PROBLEM - Give only the number of lines in the data that contain the word "this".
***** PROVIDED ENTRIES
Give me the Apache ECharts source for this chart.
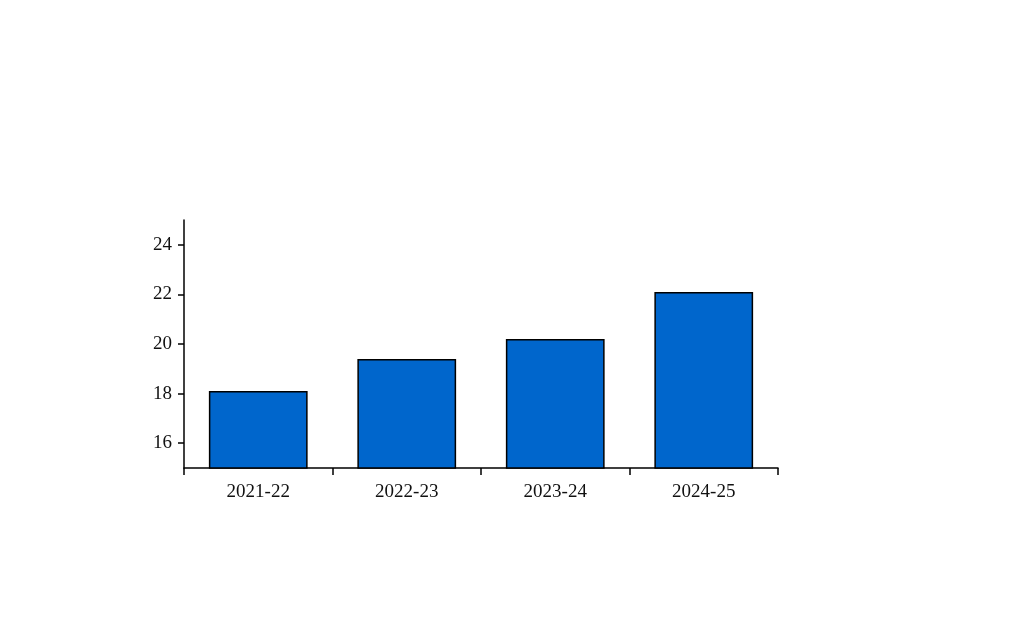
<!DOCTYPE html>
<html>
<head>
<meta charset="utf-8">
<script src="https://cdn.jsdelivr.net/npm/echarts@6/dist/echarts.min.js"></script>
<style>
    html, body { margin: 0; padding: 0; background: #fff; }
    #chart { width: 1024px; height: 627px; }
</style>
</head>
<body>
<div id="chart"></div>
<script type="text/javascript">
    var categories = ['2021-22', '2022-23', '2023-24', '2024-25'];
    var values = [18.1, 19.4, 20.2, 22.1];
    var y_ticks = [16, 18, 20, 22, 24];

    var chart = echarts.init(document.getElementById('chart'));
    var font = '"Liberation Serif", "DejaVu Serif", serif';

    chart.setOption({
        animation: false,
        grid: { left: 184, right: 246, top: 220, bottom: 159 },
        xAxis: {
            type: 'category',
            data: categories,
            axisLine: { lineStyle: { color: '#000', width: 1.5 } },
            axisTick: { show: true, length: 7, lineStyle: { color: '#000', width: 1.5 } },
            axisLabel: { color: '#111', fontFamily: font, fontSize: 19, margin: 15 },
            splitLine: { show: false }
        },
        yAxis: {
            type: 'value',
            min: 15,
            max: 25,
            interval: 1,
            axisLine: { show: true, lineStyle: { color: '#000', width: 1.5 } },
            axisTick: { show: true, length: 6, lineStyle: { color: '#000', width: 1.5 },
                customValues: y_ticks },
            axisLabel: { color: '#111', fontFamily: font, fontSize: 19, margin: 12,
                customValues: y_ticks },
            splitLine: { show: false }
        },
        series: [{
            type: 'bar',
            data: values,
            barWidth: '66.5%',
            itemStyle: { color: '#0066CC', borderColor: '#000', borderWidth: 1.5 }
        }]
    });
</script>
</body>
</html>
**********
***** PROVIDED ENTRIES
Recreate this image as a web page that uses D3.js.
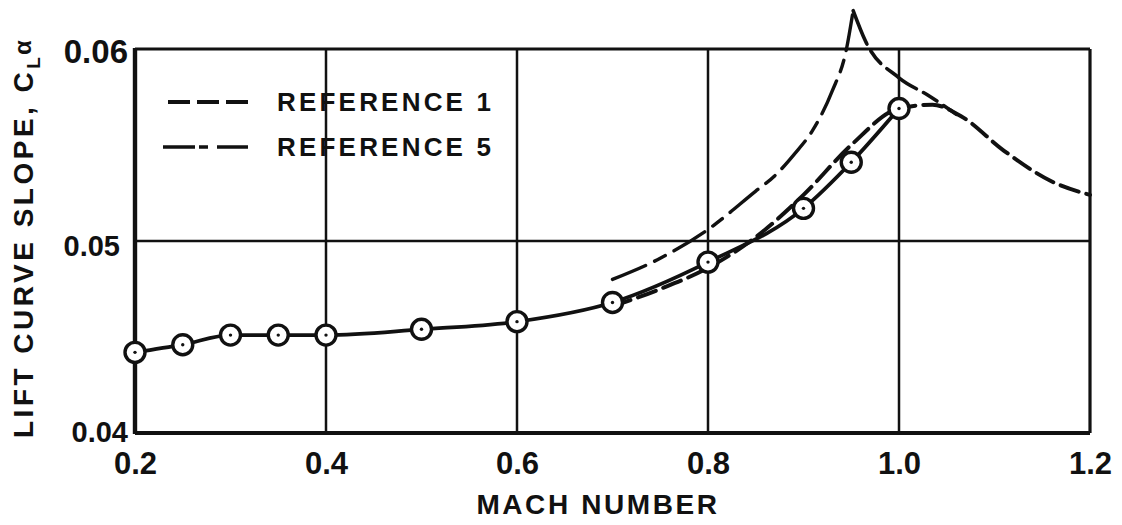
**********
TASK RESPONSE - 2